▸ **GIVEN EXERCISE**
Copy out the complete listing, word for word.

▸ **INFORMATION SHOWN**
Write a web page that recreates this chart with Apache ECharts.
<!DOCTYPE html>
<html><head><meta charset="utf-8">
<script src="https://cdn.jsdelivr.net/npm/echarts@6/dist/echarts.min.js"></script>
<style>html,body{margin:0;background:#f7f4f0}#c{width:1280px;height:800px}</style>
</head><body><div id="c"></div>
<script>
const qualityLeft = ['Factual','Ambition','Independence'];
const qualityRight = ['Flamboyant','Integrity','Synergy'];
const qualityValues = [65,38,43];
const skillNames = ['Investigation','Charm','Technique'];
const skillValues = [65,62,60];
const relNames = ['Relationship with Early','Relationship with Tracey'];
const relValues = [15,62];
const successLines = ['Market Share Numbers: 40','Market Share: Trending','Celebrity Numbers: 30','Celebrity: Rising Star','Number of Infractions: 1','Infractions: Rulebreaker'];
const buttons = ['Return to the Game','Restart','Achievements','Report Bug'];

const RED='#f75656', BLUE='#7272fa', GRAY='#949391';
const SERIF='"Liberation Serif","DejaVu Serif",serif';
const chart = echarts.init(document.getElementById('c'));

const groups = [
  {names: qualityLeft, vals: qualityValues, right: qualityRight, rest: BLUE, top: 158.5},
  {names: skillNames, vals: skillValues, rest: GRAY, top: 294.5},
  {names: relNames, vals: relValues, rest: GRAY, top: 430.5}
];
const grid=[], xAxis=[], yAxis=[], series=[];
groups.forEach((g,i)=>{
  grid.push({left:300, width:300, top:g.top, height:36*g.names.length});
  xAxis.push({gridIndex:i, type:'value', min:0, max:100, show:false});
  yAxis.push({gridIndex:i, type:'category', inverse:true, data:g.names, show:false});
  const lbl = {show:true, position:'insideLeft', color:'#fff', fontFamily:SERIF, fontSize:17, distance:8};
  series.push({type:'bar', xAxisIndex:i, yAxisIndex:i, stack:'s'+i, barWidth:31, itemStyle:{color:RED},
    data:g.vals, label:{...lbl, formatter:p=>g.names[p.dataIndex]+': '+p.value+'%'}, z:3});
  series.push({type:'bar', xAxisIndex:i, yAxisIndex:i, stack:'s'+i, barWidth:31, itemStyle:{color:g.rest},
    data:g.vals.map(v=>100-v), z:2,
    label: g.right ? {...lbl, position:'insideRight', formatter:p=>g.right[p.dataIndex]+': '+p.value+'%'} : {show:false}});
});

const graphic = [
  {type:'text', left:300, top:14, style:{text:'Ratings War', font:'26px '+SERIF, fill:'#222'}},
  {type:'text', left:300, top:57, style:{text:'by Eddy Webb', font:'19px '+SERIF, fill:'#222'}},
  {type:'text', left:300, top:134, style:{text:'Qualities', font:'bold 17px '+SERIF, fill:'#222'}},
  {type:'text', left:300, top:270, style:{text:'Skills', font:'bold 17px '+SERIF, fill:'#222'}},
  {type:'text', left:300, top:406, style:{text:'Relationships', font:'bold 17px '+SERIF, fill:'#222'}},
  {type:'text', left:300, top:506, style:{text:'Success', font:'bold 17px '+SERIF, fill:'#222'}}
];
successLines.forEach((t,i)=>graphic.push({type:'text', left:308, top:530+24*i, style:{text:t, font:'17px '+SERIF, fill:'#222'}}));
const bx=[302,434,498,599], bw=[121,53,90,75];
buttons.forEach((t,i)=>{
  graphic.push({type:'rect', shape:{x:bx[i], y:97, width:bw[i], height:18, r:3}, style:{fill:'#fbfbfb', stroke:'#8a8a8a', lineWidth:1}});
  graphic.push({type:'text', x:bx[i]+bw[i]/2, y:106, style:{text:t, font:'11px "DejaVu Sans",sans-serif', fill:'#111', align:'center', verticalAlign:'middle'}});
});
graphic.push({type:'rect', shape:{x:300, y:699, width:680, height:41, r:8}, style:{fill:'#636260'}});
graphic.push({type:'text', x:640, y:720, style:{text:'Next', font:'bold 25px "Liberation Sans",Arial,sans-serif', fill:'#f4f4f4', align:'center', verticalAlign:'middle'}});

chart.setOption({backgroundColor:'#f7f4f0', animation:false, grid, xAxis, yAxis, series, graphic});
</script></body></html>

▸ **SOLUTION FOR THIS TASK**
Write a web page that recreates this chart with Apache ECharts.
<!DOCTYPE html>
<html><head><meta charset="utf-8">
<script src="https://cdn.jsdelivr.net/npm/echarts@6/dist/echarts.min.js"></script>
<style>html,body{margin:0;background:#f7f4f0}#c{width:1280px;height:800px}</style>
</head><body><div id="c"></div>
<script>
const qualityLeft = ['Factual','Ambition','Independence'];
const qualityRight = ['Flamboyant','Integrity','Synergy'];
const qualityValues = [65,38,43];
const skillNames = ['Investigation','Charm','Technique'];
const skillValues = [65,62,60];
const relNames = ['Relationship with Early','Relationship with Tracey'];
const relValues = [15,62];
const successLines = ['Market Share Numbers: 40','Market Share: Trending','Celebrity Numbers: 30','Celebrity: Rising Star','Number of Infractions: 1','Infractions: Rulebreaker'];
const buttons = ['Return to the Game','Restart','Achievements','Report Bug'];

const RED='#f75656', BLUE='#7272fa', GRAY='#949391';
const SERIF='"Liberation Serif","DejaVu Serif",serif';
const chart = echarts.init(document.getElementById('c'));

const groups = [
  {names: qualityLeft, vals: qualityValues, right: qualityRight, rest: BLUE, top: 158.5},
  {names: skillNames, vals: skillValues, rest: GRAY, top: 294.5},
  {names: relNames, vals: relValues, rest: GRAY, top: 430.5}
];
const grid=[], xAxis=[], yAxis=[], series=[];
groups.forEach((g,i)=>{
  grid.push({left:300, width:300, top:g.top, height:36*g.names.length});
  xAxis.push({gridIndex:i, type:'value', min:0, max:100, show:false});
  yAxis.push({gridIndex:i, type:'category', inverse:true, data:g.names, show:false});
  const lbl = {show:true, position:'insideLeft', color:'#fff', fontFamily:SERIF, fontSize:17, distance:8};
  series.push({type:'bar', xAxisIndex:i, yAxisIndex:i, stack:'s'+i, barWidth:31, itemStyle:{color:RED},
    data:g.vals, label:{...lbl, formatter:p=>g.names[p.dataIndex]+': '+p.value+'%'}, z:3});
  series.push({type:'bar', xAxisIndex:i, yAxisIndex:i, stack:'s'+i, barWidth:31, itemStyle:{color:g.rest},
    data:g.vals.map(v=>100-v), z:2,
    label: g.right ? {...lbl, position:'insideRight', formatter:p=>g.right[p.dataIndex]+': '+p.value+'%'} : {show:false}});
});

const graphic = [
  {type:'text', left:300, top:14, style:{text:'Ratings War', font:'26px '+SERIF, fill:'#222'}},
  {type:'text', left:300, top:57, style:{text:'by Eddy Webb', font:'19px '+SERIF, fill:'#222'}},
  {type:'text', left:300, top:134, style:{text:'Qualities', font:'bold 17px '+SERIF, fill:'#222'}},
  {type:'text', left:300, top:270, style:{text:'Skills', font:'bold 17px '+SERIF, fill:'#222'}},
  {type:'text', left:300, top:406, style:{text:'Relationships', font:'bold 17px '+SERIF, fill:'#222'}},
  {type:'text', left:300, top:506, style:{text:'Success', font:'bold 17px '+SERIF, fill:'#222'}}
];
successLines.forEach((t,i)=>graphic.push({type:'text', left:308, top:530+24*i, style:{text:t, font:'17px '+SERIF, fill:'#222'}}));
const bx=[302,434,498,599], bw=[121,53,90,75];
buttons.forEach((t,i)=>{
  graphic.push({type:'rect', shape:{x:bx[i], y:97, width:bw[i], height:18, r:3}, style:{fill:'#fbfbfb', stroke:'#8a8a8a', lineWidth:1}});
  graphic.push({type:'text', x:bx[i]+bw[i]/2, y:106, style:{text:t, font:'11px "DejaVu Sans",sans-serif', fill:'#111', align:'center', verticalAlign:'middle'}});
});
graphic.push({type:'rect', shape:{x:300, y:699, width:680, height:41, r:8}, style:{fill:'#636260'}});
graphic.push({type:'text', x:640, y:720, style:{text:'Next', font:'bold 25px "Liberation Sans",Arial,sans-serif', fill:'#f4f4f4', align:'center', verticalAlign:'middle'}});

chart.setOption({backgroundColor:'#f7f4f0', animation:false, grid, xAxis, yAxis, series, graphic});
</script></body></html>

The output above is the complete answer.